Sissi: Do you remember the last time we met [in August 2013], what I said?
Yes, you said you felt the U.S. had turned its back on Egypt. What is your opinion today?
I believe we have a miscommunication. It seems we can’t convey our voice in as clear a fashion as it should be. However, the dangers surrounding this region are clear, and I believe the United States is following closely how terrorism is threatening [it].
What do you think the U.S. should do?
Support Egypt, support the popular will of the Egyptians.
Do you mean the U.S. should stand by you?
Sissi reflects the popular will of Egyptians.
In 2013, President Obama withheld F-16s and other arms until Egypt moves toward a “sustainable, inclusive and nonviolent transition to democracy.” Your reaction?
I just want to ask, who is resorting to violence here in Egypt? Those who did not want to participate constructively in the path to democracy in the wake of the 30th June [when the Sissi-led army ousted Morsi].
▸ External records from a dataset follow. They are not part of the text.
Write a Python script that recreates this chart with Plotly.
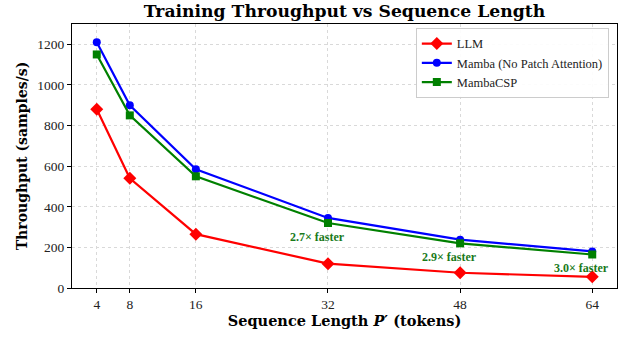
import plotly.graph_objects as go

seq_len = [4, 8, 16, 32, 48, 64]
llm = [880, 540, 265, 120, 75, 55]
mamba = [1210, 900, 585, 345, 238, 180]
mambacsp = [1150, 850, 550, 320, 220, 165]
speedup_x = [32, 48, 64]
speedup_labels = ["2.7× faster", "2.9× faster", "3.0× faster"]

FONT = "Liberation Serif"
BFONT = "DejaVu Serif"

fig = go.Figure()
fig.add_trace(go.Scatter(x=seq_len, y=llm, mode="lines+markers", name="LLM",
                         line=dict(color="#ff0000", width=2.2),
                         marker=dict(symbol="diamond", size=10, color="#ff0000")))
fig.add_trace(go.Scatter(x=seq_len, y=mamba, mode="lines+markers", name="Mamba (No Patch Attention)",
                         line=dict(color="#0000ff", width=2.2),
                         marker=dict(symbol="circle", size=8, color="#0000ff")))
fig.add_trace(go.Scatter(x=seq_len, y=mambacsp, mode="lines+markers", name="MambaCSP",
                         line=dict(color="#008000", width=2.2),
                         marker=dict(symbol="square", size=8, color="#008000")))

for xv, lab in zip(speedup_x, speedup_labels):
    i = seq_len.index(xv)
    fig.add_annotation(x=xv - 1.3, y=mambacsp[i], text="<b>" + lab + "</b>", showarrow=False,
                       yshift=-14, font=dict(family=FONT, size=12, color="#1a7a1a"))

fig.update_layout(
    width=630, height=338,
    margin=dict(l=72, r=12, t=24, b=46),
    paper_bgcolor="white", plot_bgcolor="white",
    font=dict(family=FONT, size=13.5, color="#222"),
    title=dict(text="<b>Training Throughput vs Sequence Length</b>", x=0.5, xref="paper",
               xanchor="center", y=0.985, yanchor="top",
               font=dict(family=BFONT, size=17.2, color="black")),
    legend=dict(x=0.985, y=0.985, xanchor="right", yanchor="top",
                bgcolor="rgba(255,255,255,0.9)", bordercolor="#cccccc", borderwidth=1,
                font=dict(family=FONT, size=12.5, color="#222"), tracegroupgap=0,
                itemwidth=30),
    showlegend=True,
)
fig.update_xaxes(range=[1, 67], tickvals=seq_len, showgrid=True, gridcolor="#d9d9d9", griddash="dot",
                 showline=True, linecolor="black", linewidth=1.2, mirror=True,
                 ticks="outside", ticklen=4, tickcolor="black", zeroline=False,
                 title=dict(text="<b>Sequence Length <i>P</i>′ (tokens)</b>", standoff=4,
                            font=dict(family=BFONT, size=14.5, color="black")))
fig.update_yaxes(range=[0, 1300], tickvals=[0, 200, 400, 600, 800, 1000, 1200], showgrid=True,
                 gridcolor="#d9d9d9", griddash="dot",
                 showline=True, linecolor="black", linewidth=1.2, mirror=True,
                 ticks="outside", ticklen=4, tickcolor="black", zeroline=False,
                 title=dict(text="<b>Throughput (samples/s)</b>", standoff=6,
                            font=dict(family=BFONT, size=14, color="black")))

fig.write_html("out.html")
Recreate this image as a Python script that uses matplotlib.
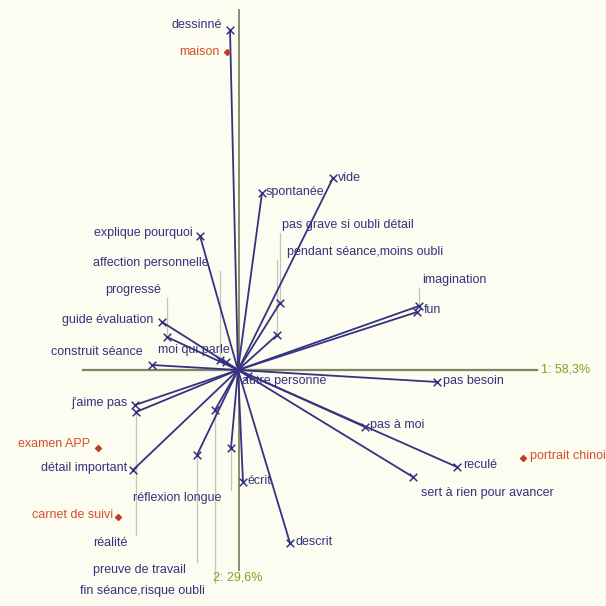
import matplotlib.pyplot as plt
import numpy as np

# Active terms: coordinates on factor 1 and factor 2
words = ['dessinné', 'spontanée', 'vide', 'pas grave si oubli détail',
         'pendant séance,moins oubli', 'imagination', 'fun', 'pas besoin',
         'pas à moi', 'reculé', 'sert à rien pour avancer', 'descrit', 'écrit',
         'autre personne', 'moi qui parle', 'construit séance', 'guide évaluation',
         'progressé', 'affection personnelle', 'explique pourquoi', "j'aime pas",
         'réalité', 'détail important', 'réflexion longue', 'preuve de travail',
         'fin séance,risque oubli']
f1 = [-0.04, 0.12, 0.475, 0.21, 0.195, 0.905, 0.895, 0.995, 0.635, 1.095, 0.875,
      0.26, 0.025, 0.05, -0.06, -0.43, -0.38, -0.355, -0.09, -0.19, -0.515,
      -0.51, -0.525, -0.035, -0.205, -0.115]
f2 = [1.70, 0.885, 0.96, 0.335, 0.175, 0.32, 0.29, -0.06, -0.285, -0.485, -0.535,
      -0.865, -0.56, -0.03, 0.04, 0.025, 0.24, 0.165, 0.05, 0.67, -0.175,
      -0.21, -0.5, -0.39, -0.425, -0.2]

# Supplementary modalities
sup_names = ['maison', 'examen APP', 'carnet de suivi', 'portrait chinois']
sup_f1 = [-0.055, -0.70, -0.60, 1.425]
sup_f2 = [1.59, -0.39, -0.735, -0.44]

axis_labels = ['1: 58,3%', '2: 29,6%']

# label placement: offset in pixels (dx, dy upward), alignment, leader line
SCALE = 200.0
word_layout = {
    'dessinné': (-8, 5, 'right', False),
    'spontanée': (4, 1, 'left', False),
    'vide': (5, 0, 'left', False),
    'pas grave si oubli détail': (2, 78, 'left', True),
    'pendant séance,moins oubli': (10, 83, 'left', True),
    'imagination': (3, 26, 'left', True),
    'fun': (7, 2, 'left', False),
    'pas besoin': (6, 1, 'left', False),
    'pas à moi': (5, 2, 'left', False),
    'reculé': (6, 2, 'left', False),
    'sert à rien pour avancer': (8, -16, 'left', False),
    'descrit': (6, 1, 'left', False),
    'écrit': (5, 1, 'left', False),
    'autre personne': (-6, -5, 'left', False),
    'moi qui parle': (-68, 12, 'left', False),
    'construit séance': (-9, 13, 'right', False),
    'guide évaluation': (-9, 2, 'right', False),
    'progressé': (-62, 47, 'left', True),
    'affection personnelle': (-127, 97, 'left', True),
    'explique pourquoi': (-7, 3, 'right', False),
    "j'aime pas": (-7, 2, 'right', False),
    'réalité': (-43, -131, 'left', True),
    'détail important': (-6, 2, 'right', False),
    'réflexion longue': (-98, -50, 'left', True),
    'preuve de travail': (-104, -115, 'left', True),
    'fin séance,risque oubli': (-135, -181, 'left', True),
}
sup_layout = {
    'maison': (-7, 0, 'right'),
    'examen APP': (-8, 4, 'right'),
    'carnet de suivi': (-5, 2, 'right'),
    'portrait chinois': (7, 2, 'left'),
}

navy = '#33337f'
red = '#d4502a'
axis_col = '#7f8462'
leader_col = '#c4c4bc'
bg = '#fcfcf0'

plt.rcParams['font.family'] = ['Liberation Sans', 'DejaVu Sans']

fig = plt.figure(figsize=(6.06, 6.06), dpi=100)
fig.patch.set_facecolor(bg)
ax = fig.add_axes([0, 0, 1, 1])
ax.set_facecolor(bg)
ax.set_xlim(-238 / SCALE, (606 - 238) / SCALE)
ax.set_ylim(-(606 - 370) / SCALE, 370 / SCALE)
ax.axis('off')

# factor axes
ax.plot([-155 / SCALE, 299 / SCALE], [0, 0], color=axis_col, lw=1.6, zorder=1)
ax.plot([0.005, 0.005], [-200 / SCALE, 360 / SCALE], color=axis_col, lw=1.3, zorder=1)
ax.text(303 / SCALE, 0, axis_labels[0], color='#8a9a28', fontsize=9, va='center', ha='left')
ax.text(-25 / SCALE, -207 / SCALE, axis_labels[1], color='#8a9a28', fontsize=9, va='center', ha='left')

# vectors from the origin
for x, y in zip(f1, f2):
    ax.plot([0, x], [0, y], color=navy, lw=1.3, zorder=2)
ax.scatter(f1, f2, marker='x', s=30, color=navy, linewidths=1.1, zorder=3)

for name, x, y in zip(words, f1, f2):
    dx, dy, ha, leader = word_layout[name]
    tx, ty = x + dx / SCALE, y + dy / SCALE
    if leader:
        ax.plot([x, x], [y, ty - np.sign(dy) * 8 / SCALE], color=leader_col, lw=0.9, zorder=1)
    ax.text(tx, ty, name, color=navy, fontsize=9, ha=ha, va='center', zorder=4)

ax.scatter(sup_f1, sup_f2, marker='D', s=9, color='#c03a2a', zorder=3)
for name, x, y in zip(sup_names, sup_f1, sup_f2):
    dx, dy, ha = sup_layout[name]
    ax.text(x + dx / SCALE, y + dy / SCALE, name, color=red, fontsize=9,
            ha=ha, va='center', zorder=4)

fig.savefig('out.png', dpi=100, facecolor=bg)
[Nods.] They chose confrontation with the state. Have you seen the state of Egypt taking actions against anyone in Sinai except those who carry arms, threaten and kill members of the military and police and even innocent civilians? We are facing violence inside Sinai and on our western border with Libya and even within parts of [this] country. There is no security in Libya to prevent the flow of weapons and foreign fighters who come into Egypt and threaten our national security. Who is bombing electric grids, putting explosives at the bus and train stations? Who is killing civilians in the streets?
What is the answer?
Do you mean extremists like the Muslim Brotherhood?
The Muslim Brotherhood is the parent organization of extreme ideology. They are the godfather of all terrorist organizations. They spread it all over the world.
Are they the godfather of ISIS?
All extremists derive from one pool. This extreme mind-set is nurtured by religious rhetoric that needs to be reformed.
You made a speech on that subject on Jan. 1.
It was the truth. Religious rhetoric is a problem. It has certain ideas that just promote confused thoughts about religion when adopted by people. People resort to violence when they adopt these wrong religious ideas.
Would changing the religious rhetoric help prevent people from becoming extremists?
It is part of it, but there are other parts, such as eradicating poverty, ignorance, illiteracy, promoting cultural awareness and ensuring a quality education.
Are you buying arms from Russia?
About 50 percent of the existing military equipment in the Egyptian armed forces is already Russian equipment. We need the U.S. to clearly understand that there is a strategic vacuum in this region. There are countries that are suffering from disintegration and security collapse. . . . How can I protect my country?